◆ Work to do: Line by line, repeat the data below exactly, beginning at the first line and ending at the line with "77, 70.8, 65, 60, 55.7, 53.6]". Omit pictures.

◆ Dataset excerpt:
=-=-=-=-=

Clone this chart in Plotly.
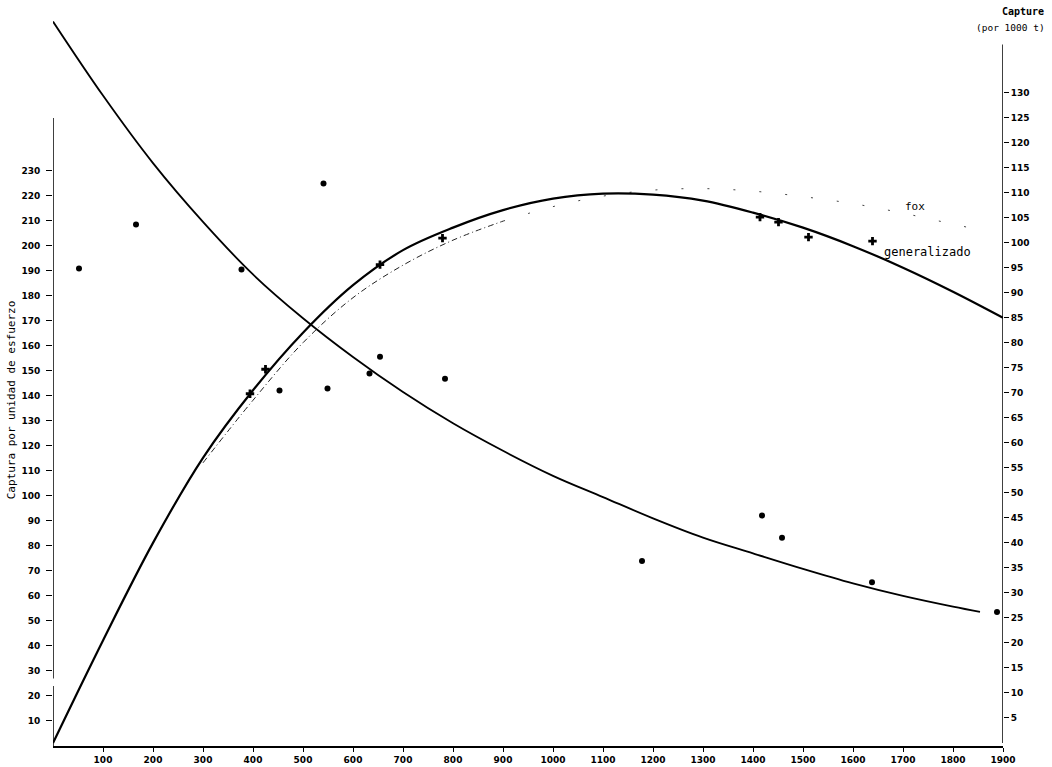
import plotly.graph_objects as go

# ---- data ----
# observed CPUE (dots, left axis)
cpue_obs_x = [52, 166, 377, 453, 541, 549, 633, 654, 784, 1178, 1418, 1458, 1638, 1888]
cpue_obs_y = [190.9, 208.5, 190.5, 142.1, 224.8, 142.9, 148.9, 155.6, 146.8, 73.9, 92.1, 83.2, 65.5, 53.6]

# observed catch (crosses, right axis)
catch_obs_x = [394, 425, 654, 779, 1414, 1451, 1511, 1639]
catch_obs_y = [69.8, 74.7, 95.6, 100.9, 105.1, 104.1, 101.1, 100.3]

# fitted CPUE curve (left axis)
cpue_fit_x = [0, 100, 200, 300, 400, 500, 600, 700, 800, 900, 1000, 1100, 1200, 1300,
              1400, 1500, 1600, 1700, 1800, 1854]
cpue_fit_y = [289.6, 260, 233, 209.5, 188.5, 171, 155.5, 141.5, 129, 118, 108, 99.5, 91, 83.3,
              77, 70.8, 65, 60, 55.7, 53.6]

# generalized production curve (right axis)
gen_x = [0, 100, 200, 300, 400, 500, 600, 700, 800, 900, 1000, 1100, 1200, 1300,
         1400, 1500, 1600, 1700, 1800, 1900]
gen_y = [0, 20.5, 40, 57, 70.5, 82, 91.5, 98.5, 103, 106.5, 108.8, 109.8, 109.6, 108.4,
         106, 103, 99.3, 95, 90.2, 85]

# Fox production curve (right axis)
fox_x = [0, 100, 200, 300, 400, 500, 600, 700, 800, 900, 1000, 1100, 1200, 1300,
         1400, 1500, 1600, 1700, 1800, 1870]
fox_y = [0, 20.5, 40, 56, 68.5, 80, 89, 95.5, 100.5, 104.3, 107.2, 109.3, 110.5, 110.8,
         110.3, 109.2, 107.8, 105.9, 103.7, 102.2]

x_ticks = list(range(100, 2000, 100))
left_ticks = list(range(10, 240, 10))
right_ticks = list(range(5, 135, 5))

tickfont = dict(family="DejaVu Sans", size=9, color="black", weight="bold")
mono = "DejaVu Sans Mono"

fig = go.Figure()

# Fox curve: dash-dot lower part, sparse dotted upper part
split = 9
fig.add_trace(go.Scatter(x=fox_x[3:split + 1], y=fox_y[3:split + 1], yaxis="y2", mode="lines",
                         line=dict(color="#222", width=1, dash="6px,3px,1px,3px", shape="spline"),
                         hoverinfo="skip", showlegend=False))
fig.add_trace(go.Scatter(x=fox_x[split:], y=fox_y[split:], yaxis="y2", mode="lines",
                         line=dict(color="#444", width=1, dash="2px,24px", shape="spline"),
                         hoverinfo="skip", showlegend=False))

fig.add_trace(go.Scatter(x=gen_x, y=gen_y, yaxis="y2", mode="lines",
                         line=dict(color="black", width=2.2, shape="spline"),
                         showlegend=False))
fig.add_trace(go.Scatter(x=cpue_fit_x, y=cpue_fit_y, mode="lines",
                         line=dict(color="black", width=1.8, shape="spline"),
                         showlegend=False))

fig.add_trace(go.Scatter(x=cpue_obs_x, y=cpue_obs_y, mode="markers",
                         marker=dict(color="black", size=6, symbol="circle"),
                         cliponaxis=False, showlegend=False))
fig.add_trace(go.Scatter(x=catch_obs_x, y=catch_obs_y, yaxis="y2", mode="markers",
                         marker=dict(color="black", size=7, symbol="cross"),
                         cliponaxis=False, showlegend=False))

# axis lines drawn as segments (the left one has a break)
fig.add_shape(type="line", xref="x", yref="y", x0=0, x1=0, y0=0, y1=24,
              line=dict(color="black", width=1.5))
fig.add_shape(type="line", xref="x", yref="y", x0=0, x1=0, y0=27, y1=251,
              line=dict(color="black", width=1.5))
fig.add_shape(type="line", xref="x", yref="y2", x0=1900, x1=1900, y0=0, y1=139.6,
              line=dict(color="black", width=1.5))

fig.update_layout(
    width=1052, height=767,
    margin=dict(l=53, r=49, t=18, b=21, autoexpand=False),
    paper_bgcolor="white", plot_bgcolor="white",
    xaxis=dict(range=[0, 1900], tickvals=x_ticks, ticktext=[str(v) for v in x_ticks],
               showgrid=False, zeroline=False, showline=True, linecolor="black", linewidth=1.5,
               ticks="outside", ticklen=4, tickcolor="black", tickfont=tickfont,
               automargin=False),
    yaxis=dict(range=[0, 291], tickvals=left_ticks, ticktext=[str(v) for v in left_ticks],
               showgrid=False, zeroline=False, showline=False,
               ticks="outside", ticklen=6, tickcolor="black", tickfont=tickfont,
               ticklabelstandoff=4, automargin=False),
    yaxis2=dict(range=[-0.6, 144.9], overlaying="y", side="right",
                tickvals=right_ticks, ticktext=[str(v) for v in right_ticks],
                showgrid=False, zeroline=False, showline=False,
                ticks="outside", ticklen=5, tickcolor="black", tickfont=tickfont,
                automargin=False),
)

fig.add_annotation(text="Captura por unidad de esfuerzo", xref="paper", yref="paper",
                   x=-0.053, y=0.475, textangle=-90, showarrow=False,
                   font=dict(family=mono, size=11, color="black"))
fig.add_annotation(text="Capture", xref="paper", yref="paper", x=1.045, y=1.0195,
                   xanchor="right", yanchor="top", showarrow=False,
                   font=dict(family=mono, size=10, color="black", weight="bold"))
fig.add_annotation(text="(por 1000 t)", xref="paper", yref="paper", x=1.046, y=0.997,
                   xanchor="right", yanchor="top", showarrow=False,
                   font=dict(family=mono, size=9.5, color="black"))
fig.add_annotation(text="fox", x=1724, y=107.2, yref="y2", showarrow=False,
                   font=dict(family=mono, size=11, color="black"))
fig.add_annotation(text="generalizado", x=1658, y=98.2, yref="y2", xanchor="left",
                   showarrow=False, font=dict(family=mono, size=12, color="black"))

fig.write_html("out.html", config={"displayModeBar": False},
               post_script="document.body.style.margin='0';document.body.style.padding='0';")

=-=-=-=-=

◆ Full response:
Clone this chart in Plotly.
import plotly.graph_objects as go

# ---- data ----
# observed CPUE (dots, left axis)
cpue_obs_x = [52, 166, 377, 453, 541, 549, 633, 654, 784, 1178, 1418, 1458, 1638, 1888]
cpue_obs_y = [190.9, 208.5, 190.5, 142.1, 224.8, 142.9, 148.9, 155.6, 146.8, 73.9, 92.1, 83.2, 65.5, 53.6]

# observed catch (crosses, right axis)
catch_obs_x = [394, 425, 654, 779, 1414, 1451, 1511, 1639]
catch_obs_y = [69.8, 74.7, 95.6, 100.9, 105.1, 104.1, 101.1, 100.3]

# fitted CPUE curve (left axis)
cpue_fit_x = [0, 100, 200, 300, 400, 500, 600, 700, 800, 900, 1000, 1100, 1200, 1300,
              1400, 1500, 1600, 1700, 1800, 1854]
cpue_fit_y = [289.6, 260, 233, 209.5, 188.5, 171, 155.5, 141.5, 129, 118, 108, 99.5, 91, 83.3,
              77, 70.8, 65, 60, 55.7, 53.6]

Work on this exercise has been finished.